** BEGIN Extracted records **

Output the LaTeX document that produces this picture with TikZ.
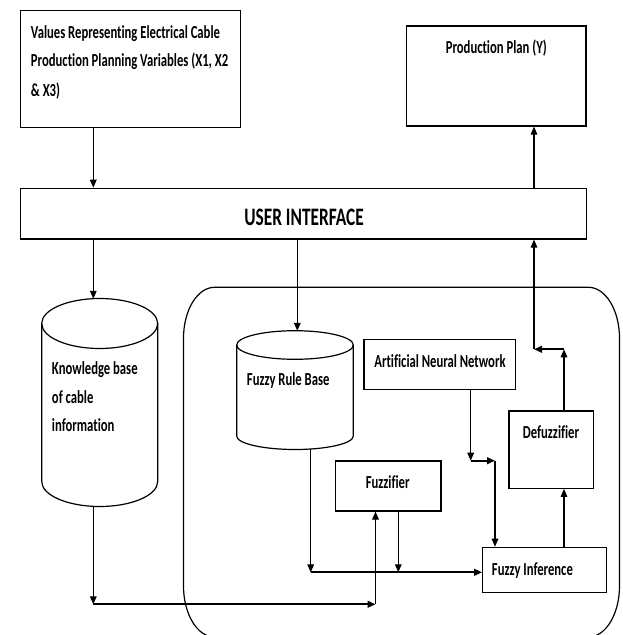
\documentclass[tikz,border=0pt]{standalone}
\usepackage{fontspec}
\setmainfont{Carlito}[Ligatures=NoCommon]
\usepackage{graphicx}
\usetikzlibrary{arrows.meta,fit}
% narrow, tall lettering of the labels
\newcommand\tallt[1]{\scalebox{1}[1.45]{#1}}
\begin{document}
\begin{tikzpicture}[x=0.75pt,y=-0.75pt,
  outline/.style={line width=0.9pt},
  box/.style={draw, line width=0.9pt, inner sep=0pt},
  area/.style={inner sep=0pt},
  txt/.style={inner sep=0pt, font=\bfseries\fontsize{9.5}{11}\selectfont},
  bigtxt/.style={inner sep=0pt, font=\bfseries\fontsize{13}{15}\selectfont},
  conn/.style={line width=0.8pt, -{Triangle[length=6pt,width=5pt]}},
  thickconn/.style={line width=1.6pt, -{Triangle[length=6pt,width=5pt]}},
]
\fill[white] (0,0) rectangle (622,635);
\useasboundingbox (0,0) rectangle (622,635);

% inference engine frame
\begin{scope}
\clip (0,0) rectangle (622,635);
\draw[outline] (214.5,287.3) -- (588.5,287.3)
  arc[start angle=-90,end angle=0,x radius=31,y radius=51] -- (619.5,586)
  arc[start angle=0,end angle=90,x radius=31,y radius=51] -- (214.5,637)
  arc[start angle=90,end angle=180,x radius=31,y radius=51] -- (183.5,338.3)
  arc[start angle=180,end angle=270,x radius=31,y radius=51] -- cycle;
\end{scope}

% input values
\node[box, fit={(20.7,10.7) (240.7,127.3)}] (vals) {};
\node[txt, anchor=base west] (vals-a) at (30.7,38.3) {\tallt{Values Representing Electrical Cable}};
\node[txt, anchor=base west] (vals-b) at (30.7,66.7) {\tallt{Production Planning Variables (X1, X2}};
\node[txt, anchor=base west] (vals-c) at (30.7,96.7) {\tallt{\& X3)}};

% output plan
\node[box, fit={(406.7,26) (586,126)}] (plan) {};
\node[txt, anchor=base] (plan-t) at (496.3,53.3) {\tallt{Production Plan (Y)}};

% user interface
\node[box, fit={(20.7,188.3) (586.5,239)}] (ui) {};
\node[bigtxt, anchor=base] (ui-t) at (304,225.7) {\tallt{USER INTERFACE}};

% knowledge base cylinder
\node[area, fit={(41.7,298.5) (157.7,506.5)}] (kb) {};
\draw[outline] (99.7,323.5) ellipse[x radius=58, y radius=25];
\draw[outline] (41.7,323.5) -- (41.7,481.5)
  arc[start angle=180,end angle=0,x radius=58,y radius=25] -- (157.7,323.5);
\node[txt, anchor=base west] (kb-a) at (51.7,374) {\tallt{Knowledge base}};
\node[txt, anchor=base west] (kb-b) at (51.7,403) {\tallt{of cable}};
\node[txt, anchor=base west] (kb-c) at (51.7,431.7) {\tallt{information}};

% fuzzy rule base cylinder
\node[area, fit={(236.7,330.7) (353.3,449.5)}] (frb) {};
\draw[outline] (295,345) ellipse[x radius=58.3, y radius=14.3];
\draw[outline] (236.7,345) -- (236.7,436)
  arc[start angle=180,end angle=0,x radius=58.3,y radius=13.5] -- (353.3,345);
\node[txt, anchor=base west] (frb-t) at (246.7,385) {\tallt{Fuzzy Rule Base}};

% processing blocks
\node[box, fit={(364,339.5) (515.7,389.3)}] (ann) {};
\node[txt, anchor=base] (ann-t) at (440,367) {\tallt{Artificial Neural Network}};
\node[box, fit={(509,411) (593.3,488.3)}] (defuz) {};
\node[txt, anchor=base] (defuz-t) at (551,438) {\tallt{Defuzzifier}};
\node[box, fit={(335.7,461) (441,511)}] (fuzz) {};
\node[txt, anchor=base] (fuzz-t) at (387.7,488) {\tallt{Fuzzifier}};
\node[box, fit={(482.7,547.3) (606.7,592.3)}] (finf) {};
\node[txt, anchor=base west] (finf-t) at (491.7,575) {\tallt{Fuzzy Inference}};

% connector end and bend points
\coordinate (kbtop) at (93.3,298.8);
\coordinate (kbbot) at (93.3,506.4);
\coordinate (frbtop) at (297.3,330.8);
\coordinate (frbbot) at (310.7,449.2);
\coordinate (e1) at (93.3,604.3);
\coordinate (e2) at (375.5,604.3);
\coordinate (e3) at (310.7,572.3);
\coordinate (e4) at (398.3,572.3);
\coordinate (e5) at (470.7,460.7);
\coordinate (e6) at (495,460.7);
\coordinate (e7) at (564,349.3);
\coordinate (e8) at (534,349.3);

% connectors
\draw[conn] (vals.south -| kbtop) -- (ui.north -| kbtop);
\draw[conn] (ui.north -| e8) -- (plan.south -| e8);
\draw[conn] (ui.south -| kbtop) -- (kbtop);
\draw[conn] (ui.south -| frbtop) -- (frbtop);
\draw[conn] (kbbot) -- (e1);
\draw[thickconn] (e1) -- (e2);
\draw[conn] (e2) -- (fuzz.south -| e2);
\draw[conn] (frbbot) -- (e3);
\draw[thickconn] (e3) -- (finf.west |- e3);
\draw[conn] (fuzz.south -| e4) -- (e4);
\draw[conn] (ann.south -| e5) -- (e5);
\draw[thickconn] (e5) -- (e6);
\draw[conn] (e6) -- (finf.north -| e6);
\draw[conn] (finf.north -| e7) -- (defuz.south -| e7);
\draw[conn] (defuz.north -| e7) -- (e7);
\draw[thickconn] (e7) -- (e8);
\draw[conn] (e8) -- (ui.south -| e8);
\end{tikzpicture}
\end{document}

** END Extracted records **
** BEGIN Extracted records **

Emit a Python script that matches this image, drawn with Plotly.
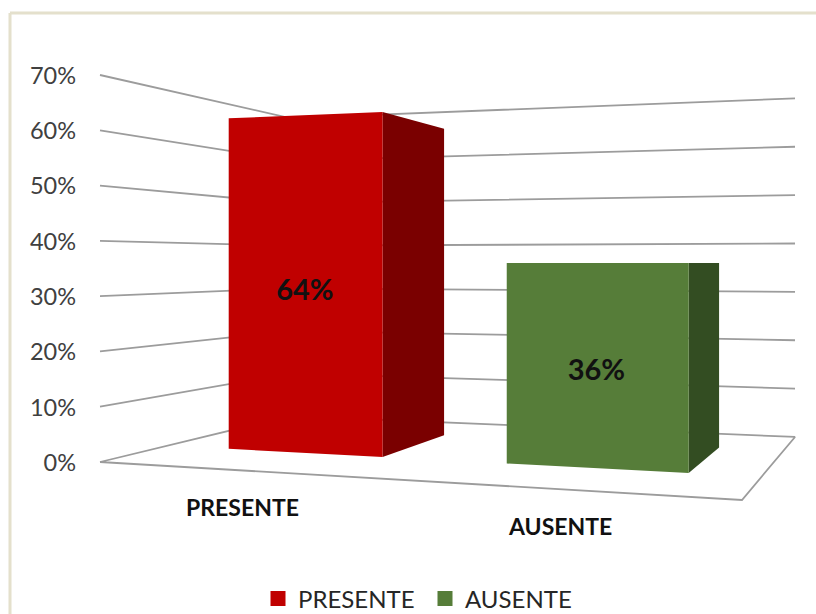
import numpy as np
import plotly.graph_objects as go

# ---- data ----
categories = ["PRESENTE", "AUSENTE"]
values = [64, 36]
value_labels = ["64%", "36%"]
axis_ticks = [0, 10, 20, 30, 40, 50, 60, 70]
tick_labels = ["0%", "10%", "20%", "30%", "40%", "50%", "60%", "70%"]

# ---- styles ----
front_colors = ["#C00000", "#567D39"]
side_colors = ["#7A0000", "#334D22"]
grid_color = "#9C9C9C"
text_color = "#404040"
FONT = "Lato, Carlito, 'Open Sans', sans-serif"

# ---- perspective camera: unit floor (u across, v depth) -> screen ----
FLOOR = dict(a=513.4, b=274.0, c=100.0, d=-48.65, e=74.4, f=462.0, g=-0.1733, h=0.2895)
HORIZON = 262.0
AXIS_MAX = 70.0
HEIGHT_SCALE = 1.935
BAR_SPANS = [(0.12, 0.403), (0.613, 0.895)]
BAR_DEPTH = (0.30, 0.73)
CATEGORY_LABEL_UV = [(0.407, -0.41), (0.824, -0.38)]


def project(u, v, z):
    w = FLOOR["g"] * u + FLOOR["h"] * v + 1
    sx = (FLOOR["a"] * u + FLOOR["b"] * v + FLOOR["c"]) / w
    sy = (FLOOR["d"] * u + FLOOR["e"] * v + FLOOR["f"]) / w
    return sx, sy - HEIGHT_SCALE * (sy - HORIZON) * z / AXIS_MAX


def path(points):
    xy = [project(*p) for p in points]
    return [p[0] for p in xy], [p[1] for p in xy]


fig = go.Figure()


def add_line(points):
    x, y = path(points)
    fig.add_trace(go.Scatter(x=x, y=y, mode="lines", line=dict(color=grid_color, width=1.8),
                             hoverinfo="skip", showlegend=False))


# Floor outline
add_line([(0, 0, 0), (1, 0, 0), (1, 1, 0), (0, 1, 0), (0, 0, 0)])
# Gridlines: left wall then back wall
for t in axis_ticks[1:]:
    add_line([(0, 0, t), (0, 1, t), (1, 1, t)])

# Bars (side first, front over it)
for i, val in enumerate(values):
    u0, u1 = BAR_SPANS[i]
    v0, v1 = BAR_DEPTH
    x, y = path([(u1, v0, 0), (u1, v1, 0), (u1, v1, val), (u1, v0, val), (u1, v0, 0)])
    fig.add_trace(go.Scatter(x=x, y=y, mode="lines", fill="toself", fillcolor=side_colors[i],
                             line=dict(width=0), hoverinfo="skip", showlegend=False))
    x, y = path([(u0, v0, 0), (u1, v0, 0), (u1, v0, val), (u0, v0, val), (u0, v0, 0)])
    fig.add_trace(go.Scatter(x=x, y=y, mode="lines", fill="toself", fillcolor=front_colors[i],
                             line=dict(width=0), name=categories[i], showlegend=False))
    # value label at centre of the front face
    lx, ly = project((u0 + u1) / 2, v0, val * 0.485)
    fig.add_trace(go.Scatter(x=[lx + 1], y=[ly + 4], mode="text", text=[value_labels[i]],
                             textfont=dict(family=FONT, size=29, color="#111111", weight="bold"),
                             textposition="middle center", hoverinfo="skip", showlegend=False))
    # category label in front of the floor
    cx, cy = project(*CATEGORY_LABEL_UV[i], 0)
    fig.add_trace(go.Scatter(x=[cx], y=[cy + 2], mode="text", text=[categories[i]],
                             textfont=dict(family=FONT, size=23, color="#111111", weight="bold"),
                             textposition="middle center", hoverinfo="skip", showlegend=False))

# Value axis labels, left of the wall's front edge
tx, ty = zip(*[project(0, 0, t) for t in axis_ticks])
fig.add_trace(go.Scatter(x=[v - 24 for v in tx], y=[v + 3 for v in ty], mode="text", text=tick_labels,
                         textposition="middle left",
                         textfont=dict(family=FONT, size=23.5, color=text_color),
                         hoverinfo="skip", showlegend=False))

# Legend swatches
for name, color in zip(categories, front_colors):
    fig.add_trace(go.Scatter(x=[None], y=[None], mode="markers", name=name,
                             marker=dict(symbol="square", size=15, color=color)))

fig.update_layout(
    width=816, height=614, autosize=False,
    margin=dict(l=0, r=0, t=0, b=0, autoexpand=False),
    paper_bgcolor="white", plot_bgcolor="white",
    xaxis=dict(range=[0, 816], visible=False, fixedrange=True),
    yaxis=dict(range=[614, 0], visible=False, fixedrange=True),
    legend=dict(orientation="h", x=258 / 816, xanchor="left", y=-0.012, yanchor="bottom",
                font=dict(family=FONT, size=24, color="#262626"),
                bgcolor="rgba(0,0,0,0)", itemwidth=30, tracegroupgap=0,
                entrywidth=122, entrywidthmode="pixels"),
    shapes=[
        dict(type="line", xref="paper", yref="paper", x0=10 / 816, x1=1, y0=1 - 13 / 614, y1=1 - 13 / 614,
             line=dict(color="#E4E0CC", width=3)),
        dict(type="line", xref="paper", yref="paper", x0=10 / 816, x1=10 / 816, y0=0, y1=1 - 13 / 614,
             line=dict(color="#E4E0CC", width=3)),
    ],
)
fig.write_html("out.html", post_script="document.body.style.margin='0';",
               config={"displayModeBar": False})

** END Extracted records **

_What needs to be done_
Word for word, repeat the lines above from the one with "Emit a Python" through the one with "import plotly.graph_objects as go", and nothing beyond them. Omit the pictures.

_Task result_
Emit a Python script that matches this image, drawn with Plotly.
import numpy as np
import plotly.graph_objects as go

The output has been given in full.